One model, common among volunteer computing applications, is for a central server to dispense tasks to participating nodes, on the behest of approved end-users (in the commercial case, the paying customers). Another model, sometimes called the virtual organization,[citation needed] is more decentralized, with organizations buying and selling computing resources as needed or as they go idle.

The definition of "utility computing" is sometimes extended to specialized tasks, such as web services.

[edit] History

Utility computing is not a new concept, but rather has quite a long history. Among the earliest references is:

If computers of the kind I have advocated become the computers of the future, then computing may someday be organized as a public utility just as the telephone system is a public utility... The computer utility could become the basis of a new and important industry.

—John McCarthy, MIT Centennial in 1961

IBM and other mainframe providers conducted this kind of business in the following two decades, often referred to as time-sharing, offering computing power and database storage to banks and other large organizations from their world wide data centers. To facilitate this business model, mainframe operating systems evolved to include process control facilities, security, and user metering. The advent of mini computers changed this business model, by making computers affordable to almost all companies. As Intel and AMD increased the power of PC architecture servers with each new generation of processor, data centers became filled with thousands of servers.

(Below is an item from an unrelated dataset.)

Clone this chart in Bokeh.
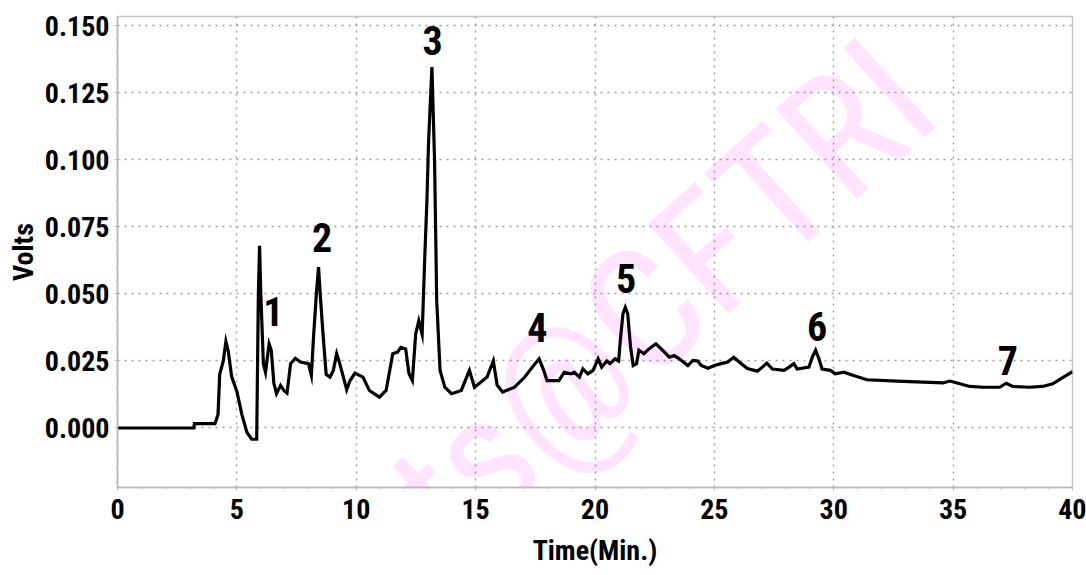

In the late 90's utility computing re-surfaced. InsynQ ([1]), Inc. launched [on-demand] applications and desktop hosting services in 1997 using HP equipment. In 1998, HP set up the Utility Computing Division in Mountain View, CA, assigning former Bell Labs computer scientists to begin work on a computing power plant, incorporating multiple utilities to form a software stack. Services such as "IP billing-on-tap" were marketed. HP introduced the Utility Data Center in 2001. Sun announced the Sun Grid service to consumers in 2000. In December 2005, Alexa launched Alexa Web Search Platform, a Web search building tool for which the underlying power is utility computing. Alexa charges users for storage, utilization, etc. There is space in the market for specific industries and applications as well as other niche applications powered by utility computing. For example, PolyServe Inc. offers a clustered file system based on commodity server and storage hardware that creates highly available utility computing environments for mission-critical applications including Oracle and Microsoft SQL Server databases, as well as workload optimized solutions specifically tuned for bulk storage, high-performance computing, vertical industries such as financial services, seismic processing, and content serving. The Database Utility and File Serving Utility enable IT organizations to independently add servers or storage as needed, retask workloads to different hardware, and maintain the environment without disruption.

In spring 2006 3tera announced it's AppLogic service and later that summer Amazon launched Amazon EC2 (Elastic Compute Cloud) which, as of March 2008, is still in "Beta". These services allow the operation of general purpose computing applications. Both are based on Xen virtualization software and the most commonly used operating system on the virtual computers is Linux. Common uses include web application, SaaS, image rendering and processing but also general-purpose business applications.